A medley of ripe cherry tomatoes burst within minutes of contact with high heat, and release juices that melt into a sauce of olive oil, garlic, and red-pepper flakes—just perfect for tossing with pasta for a quick and easy weeknight dinner. In the unlikely event of leftovers, this pasta is great at room temperature, too.

Directions

  1. If you aren't using any tomatoes on vine, skip to step 2. Otherwise, heat 1 tablespoon oil in a large skillet over medium. Add tomatoes on vine, season with salt, and cook, gently stirring, until skins begin to pucker, about 3 minutes, depending on size. Transfer to a plate.

  2. Heat remaining 2 tablespoons oil in skillet over medium-high. Add garlic and remaining tomatoes and cook, stirring occasionally, until tomatoes are just beginning to break down, 3 to 5 minutes. Add red-pepper flakes and season with salt. Remove from heat.
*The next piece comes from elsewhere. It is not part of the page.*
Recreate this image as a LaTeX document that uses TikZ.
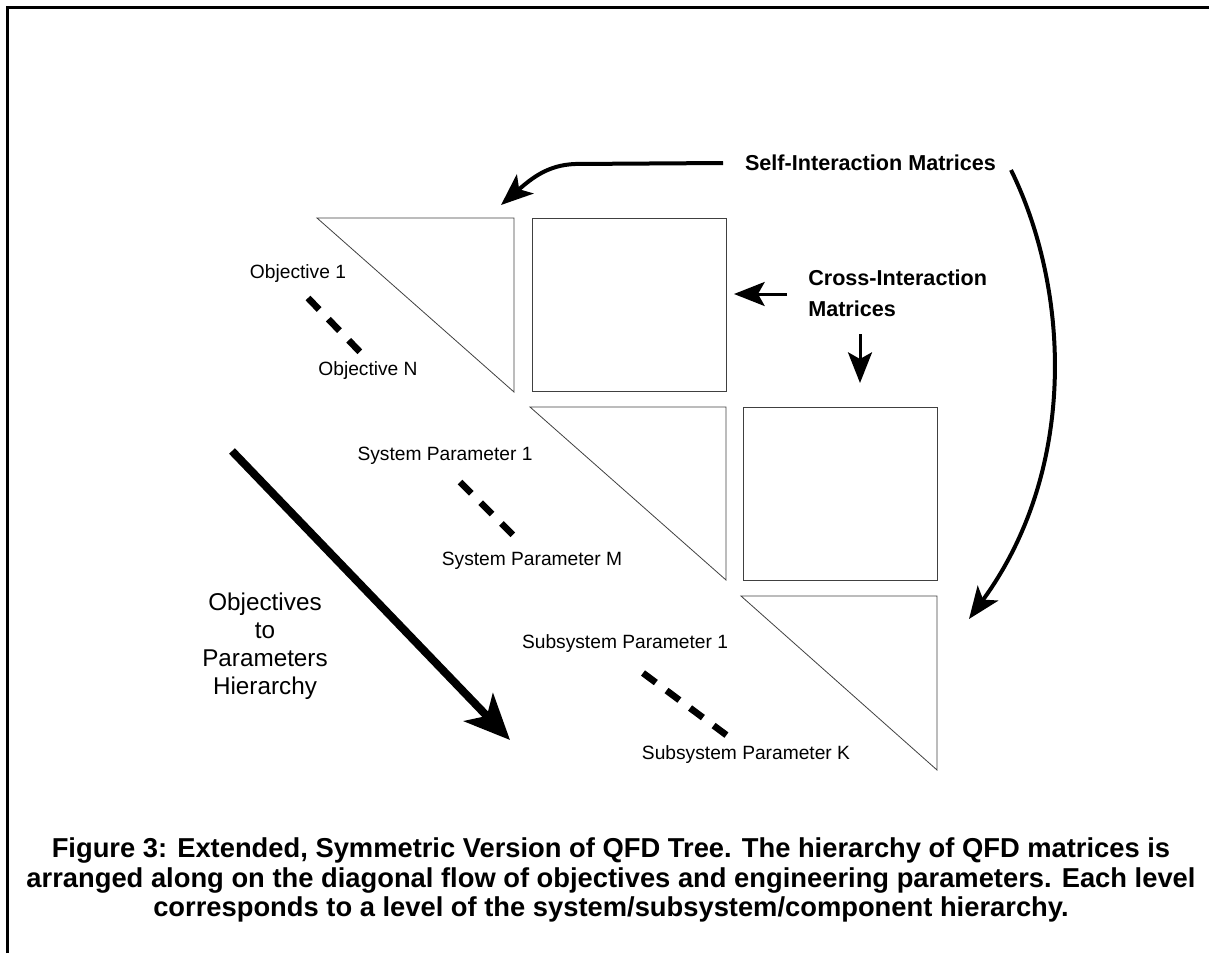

  3. Meanwhile, cook pasta in a large pot of salted boiling water 1 minute less than package directions. Reserve 1 cup pasta water, then drain pasta and return to pot. Add 1/3 cup pasta water, tomato mixture, and Parmigiano.

  4. Cook over medium heat, tossing, until pasta is evenly coated, about 2 minutes, adding more pasta water as needed. To serve, top pasta with ricotta and sautéed tomatoes on the vine (if using); drizzle pasta with oil, then sprinkle with more red-pepper flakes and basil.